Not really, because all these businesses are independent entities with separate management teams and different partners. The Smile Group is not synonymous with e-commerce. It is synonymous with entrepreneurship in the e-commerce space.

The Smile group, as a whole, has raised a lot of money over the past year or two. Going forward, how do feel about the VC funding scenario in e-commerce space?

Not only Smile, but a lot of other companies have also managed to raise a lot of money. And that’s because the long-term fundamentals of e-commerce in this country are really strong. I am telling you this because each of these companies has proven itself. Secondly, organised physical retail in India is still at a nascent stage. It will take donkey’s years to set up proper infrastructure to facilitate the growth of physical retail in a big way.

On the other hand, the digital infrastructure is growing much faster. Although value-based commerce is the first wave of adoption, convenience is actually the one that ensures long-term benefits. The market size is also very big here. All these explain why VC interest is increasing so fast in this industry. It’s all right to run fast and grab the market share. That’s important, of course, but we must also know in which direction this market is going or whether it is really on the path of profitability.

A few sites like Taggle and Vamoose have shut shop and questions are being asked whether we are already seeing a shakeout. What do you think?

These things should not depress us at all. Look at the Silicon Valley, for instance. Behind every successful company, there had been so many unsuccessful ventures before they finally worked out.

If we had gone on thinking in that way, taking precautions at every step, we would still be living in the Stone Age. For many successful inventions, there had been many unsuccessful trials as well. We only need to worry about the fact whether this sector (e-commerce) is going to be big and I am sure it will be. Companies will come and go, but the segment will be huge.

Also, there are a few fundamentals in this industry. A set of companies might be going into insolvency and some of those might not have any other option but to shut down. But some of them may feel that consolidation is a good option to create bigger entities. Finally, those who are the category killers will be really big. One company may shut down, but that doesn’t really change the fundamentals of our industry.

We have also observed that quite a few Smile employees have left the group to start their own ventures. Is that a conscious effort to build the group as a platform to support entrepreneurship?
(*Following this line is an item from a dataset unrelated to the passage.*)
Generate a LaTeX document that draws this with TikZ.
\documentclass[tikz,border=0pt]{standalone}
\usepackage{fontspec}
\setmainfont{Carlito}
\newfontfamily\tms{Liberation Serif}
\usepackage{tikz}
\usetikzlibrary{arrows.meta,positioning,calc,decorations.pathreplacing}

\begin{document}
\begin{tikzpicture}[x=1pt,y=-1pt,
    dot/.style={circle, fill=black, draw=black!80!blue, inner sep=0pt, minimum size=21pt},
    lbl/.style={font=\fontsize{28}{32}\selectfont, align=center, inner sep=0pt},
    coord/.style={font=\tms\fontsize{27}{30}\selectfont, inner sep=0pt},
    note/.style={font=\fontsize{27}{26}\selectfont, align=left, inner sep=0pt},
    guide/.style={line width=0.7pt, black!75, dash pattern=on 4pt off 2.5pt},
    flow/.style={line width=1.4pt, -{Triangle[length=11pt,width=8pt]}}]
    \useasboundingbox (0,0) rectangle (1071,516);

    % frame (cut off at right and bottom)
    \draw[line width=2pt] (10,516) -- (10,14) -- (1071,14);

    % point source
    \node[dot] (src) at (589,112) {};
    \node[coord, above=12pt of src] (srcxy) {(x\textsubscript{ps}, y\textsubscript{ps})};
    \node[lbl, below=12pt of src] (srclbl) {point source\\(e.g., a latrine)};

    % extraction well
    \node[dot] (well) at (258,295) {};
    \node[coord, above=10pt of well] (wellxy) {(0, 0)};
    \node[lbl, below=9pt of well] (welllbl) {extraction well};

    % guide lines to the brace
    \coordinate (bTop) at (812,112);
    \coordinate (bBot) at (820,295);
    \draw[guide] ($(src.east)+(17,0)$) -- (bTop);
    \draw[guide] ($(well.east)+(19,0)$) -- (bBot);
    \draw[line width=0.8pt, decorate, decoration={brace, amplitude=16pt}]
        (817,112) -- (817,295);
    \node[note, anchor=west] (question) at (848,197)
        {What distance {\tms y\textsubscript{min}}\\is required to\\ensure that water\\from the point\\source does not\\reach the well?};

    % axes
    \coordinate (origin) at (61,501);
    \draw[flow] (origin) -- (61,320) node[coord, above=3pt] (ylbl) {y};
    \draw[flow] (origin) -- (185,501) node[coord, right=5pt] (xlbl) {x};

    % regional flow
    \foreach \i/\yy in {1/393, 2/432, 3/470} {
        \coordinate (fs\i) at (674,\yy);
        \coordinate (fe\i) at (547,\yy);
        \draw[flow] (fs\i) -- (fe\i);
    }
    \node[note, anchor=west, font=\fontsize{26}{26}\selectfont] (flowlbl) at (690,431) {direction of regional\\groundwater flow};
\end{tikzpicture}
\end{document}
From Day One, our dream has been to create a platform for entrepreneurship. And yes, we kind of sorted things out very well. Now, we have a complete ecosystem where the top layer (by top layer, I don’t mean senior people) happens to be an interesting bunch of entrepreneurial people – people who are energetic and do a lot of sharing. Perhaps, it is this culture that makes all of us at Smile really proud.

Another interesting thing I would like to share is that all my direct ‘reportees’ agreed to salary cuts when they joined us. But that doesn’t mean that they are not up to the mark. In fact, they are a very energetic lot. They have joined us because we have got lots of positives including a solid support system, in terms of living and non-living resources. The spirit within us is always vibrant – it’s self-growing and self-nurturing.

I will feel happy and excited if all our partners and entrepreneurs stay with us, not only for their first ventures but also for other ones. But if someone wants to go solo and do something on his own, we feel happy and proud. That’s our culture.

Would the Smile Group invest into other firms without buying them out (in other words, will you do an Info Edge)?

We are not a pure VC firm, but we don’t mind investing in our ventures. In fact, we have supported our companies and most of them have got the seed money from us, either in cash or in kind. But our business is different and we don’t like to function as VCs do.

Yes, we partner with venture firms and bring a different sauce to the whole recipe. It is something unique that we have been able to create – we have created a bridge between entrepreneurs and VCs. We will do whatever we can to keep the entrepreneurship platform alive. And a little bit of investment will be an effective ingredient to keep that platform alive.

What challenges are there for e-commerce in the coming years?

Creating the profitability path for these businesses is a key challenge. And the other one includes mass activation of consumers who are not on the digital medium yet. Till date, all successful e-commerce companies have kind of created their own users. For example, when the IRCTC site came up, a lot of people opted for Internet access just to use the IRCTC. It can’t grow at 20 or 30 per cent year-on-year; some disruptive growth has to happen.

What will be the e-commerce trends in 2012?

I feel that a new wave will come now and subscription-based commerce models or models hybrid in nature (for instance, a combine of offline and online retail) will gain traction. Talking about the changes in the medium, I would say that the convergence of any retail with any type media (mobile, kiosk or television) is something where the market is headed to.

What about your business outside the e-commerce arena? What should we expect from Smile’s stable in 2012?

Smile Group is already doing a lot of things. And mobile will be a big focus this year.